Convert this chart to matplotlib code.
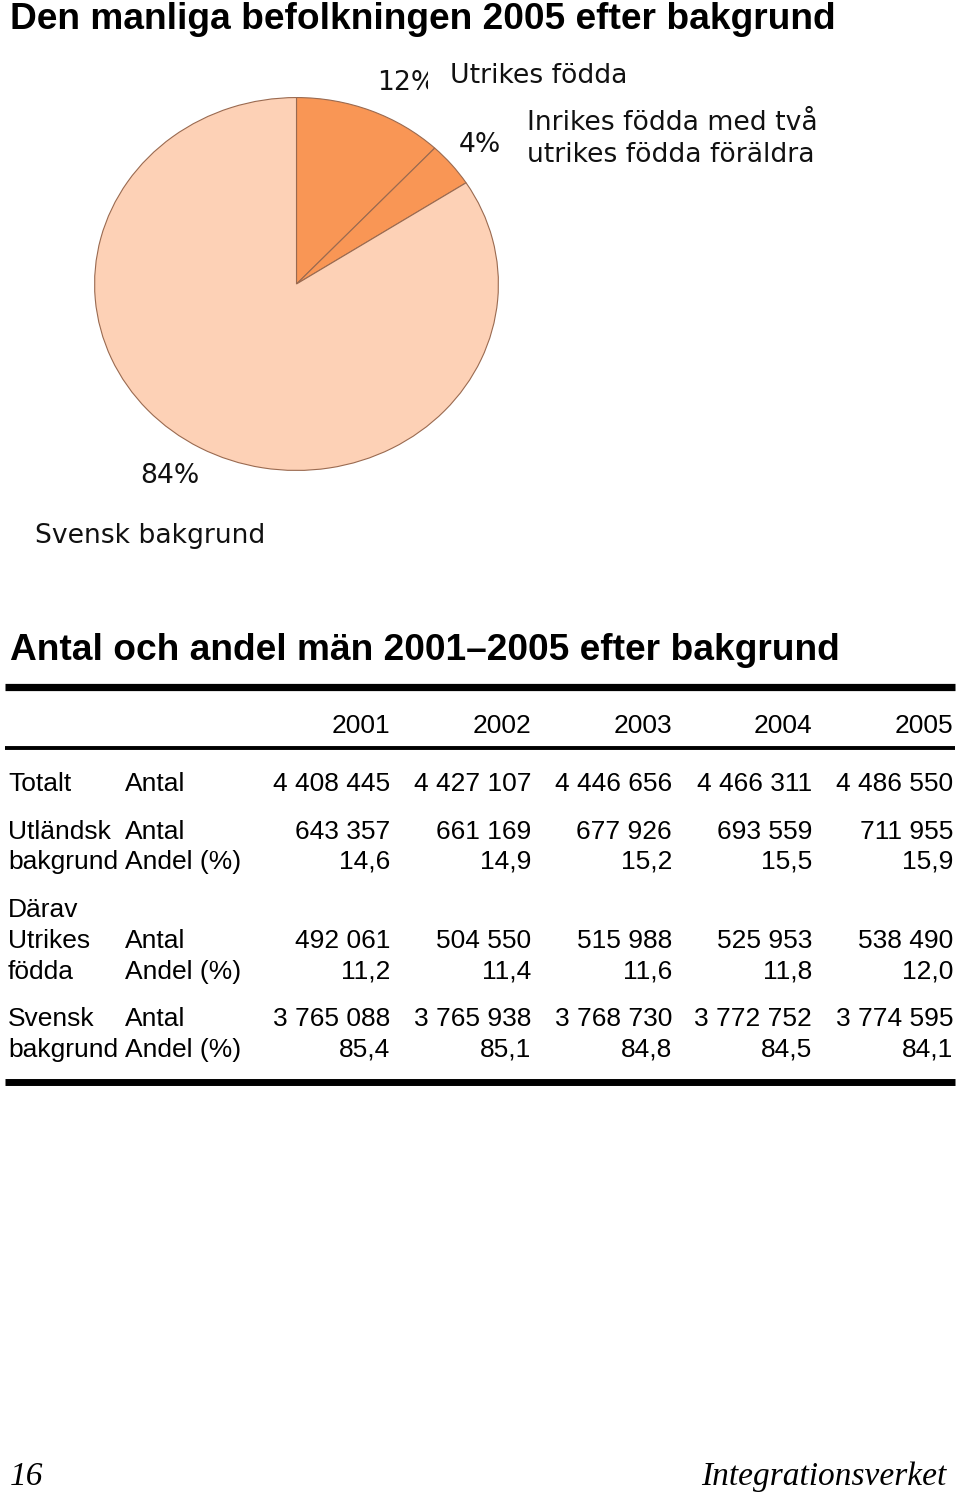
import matplotlib
matplotlib.use("Agg")
import matplotlib.pyplot as plt
from matplotlib.transforms import Bbox

# --- Daten -------------------------------------------------------------
pie_labels = ["Utrikes födda", "Inrikes födda med två\nutrikes födda föräldra", "Svensk bakgrund"]
pie_values = [538490, 173465, 3774595]
pie_pct = ["12%", "4%", "84%"]
pie_colors = ["#F99655", "#F99655", "#FDD1B6"]

years = [2001, 2002, 2003, 2004, 2005]
totalt_antal = [4408445, 4427107, 4446656, 4466311, 4486550]
utl_antal = [643357, 661169, 677926, 693559, 711955]
utl_andel = [14.6, 14.9, 15.2, 15.5, 15.9]
utr_antal = [492061, 504550, 515988, 525953, 538490]
utr_andel = [11.2, 11.4, 11.6, 11.8, 12.0]
sv_antal = [3765088, 3765938, 3768730, 3772752, 3774595]
sv_andel = [85.4, 85.1, 84.8, 84.5, 84.1]

W, H = 960, 1500
SANS = "Liberation Sans"


def fmt_int(v):
    return f"{v:,}".replace(",", " ")


def fmt_pct(v):
    return f"{v:.1f}".replace(".", ",")


fig = plt.figure(figsize=(W / 100, H / 100), dpi=100)
fig.patch.set_facecolor("white")

# Hintergrund-Achse in Pixelkoordinaten
bg = fig.add_axes([0, 0, 1, 1])
bg.set_xlim(0, W)
bg.set_ylim(H, 0)
bg.axis("off")

# Titel
bg.text(10, 29, "Den manliga befolkningen 2005 efter bakgrund", fontsize=26.7,
        fontweight="bold", family=SANS, va="baseline", ha="left")

# Kreisdiagramm (leicht gestreckt wie im Original)
px, py, pw, ph = 94, 97, 405, 374
pax = fig.add_axes([px / W, 1 - (py + ph) / H, pw / W, ph / H])
pax.pie(pie_values, colors=pie_colors, startangle=90, counterclock=False,
        wedgeprops=dict(edgecolor="#9A6A50", linewidth=0.8))
pax.set_aspect("auto")
pax.set_xlim(-1.003, 1.003)
pax.set_ylim(-1.003, 1.003)
pax.axis("off")

lab_font = dict(family="DejaVu Sans", fontsize=19.2, va="baseline", color="#111111")
# "12%" ist im Original rechts abgeschnitten
t12 = bg.text(377, 90, pie_pct[0], ha="left", **lab_font)
t12.set_clip_box(Bbox.from_extents(370, H - 100, 428, H - 60))
t12.set_clip_on(True)
bg.text(450, 83, pie_labels[0], ha="left", **lab_font)
bg.text(459, 152, pie_pct[1], ha="left", **lab_font)
l1, l2 = pie_labels[1].split("\n")
bg.text(527, 130, l1, ha="left", **lab_font)
bg.text(527, 162, l2, ha="left", **lab_font)
bg.text(140, 483, pie_pct[2], ha="left", **lab_font)
bg.text(35, 543, pie_labels[2], ha="left", **lab_font)

# Tabelle
bg.text(10, 660, "Antal och andel män 2001\u20132005 efter bakgrund", fontsize=26.7,
        fontweight="bold", family=SANS, va="baseline", ha="left")

bg.plot([5, 955], [686.5, 686.5], color="black", lw=5.2, solid_capstyle="butt")
bg.plot([5, 955], [748, 748], color="black", lw=2.8, solid_capstyle="butt")
bg.plot([5, 955], [1082, 1082], color="black", lw=5.0, solid_capstyle="butt")

col_x = [390, 531, 672, 812, 953]
tfont = dict(family=SANS, fontsize=19, va="baseline", color="black")

for x, yr in zip(col_x, years):
    bg.text(x, 733, str(yr), ha="right", **tfont)

rows = [
    (791, "Totalt", "Antal", [fmt_int(v) for v in totalt_antal]),
    (839, "Utländsk", "Antal", [fmt_int(v) for v in utl_antal]),
    (869, "bakgrund", "Andel (%)", [fmt_pct(v) for v in utl_andel]),
    (917, "Därav", "", None),
    (948, "Utrikes", "Antal", [fmt_int(v) for v in utr_antal]),
    (979, "födda", "Andel (%)", [fmt_pct(v) for v in utr_andel]),
    (1026, "Svensk", "Antal", [fmt_int(v) for v in sv_antal]),
    (1057, "bakgrund", "Andel (%)", [fmt_pct(v) for v in sv_andel]),
]
for y, c1, c2, vals in rows:
    bg.text(8, y, c1, ha="left", **tfont)
    if c2:
        bg.text(125, y, c2, ha="left", **tfont)
    if vals:
        for x, s in zip(col_x, vals):
            bg.text(x, y, s, ha="right", **tfont)

# Fusszeile
ffont = dict(family="Liberation Serif", style="italic", fontsize=24, va="baseline")
bg.text(10, 1485, "16", ha="left", **ffont)
bg.text(946, 1485, "Integrationsverket", ha="right", **ffont)

fig.savefig("out.png", dpi=100, facecolor="white")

**********

### Stated task
What is the number of lines above that hold the string "matplotlib"? Answer with that number alone.

### Output
5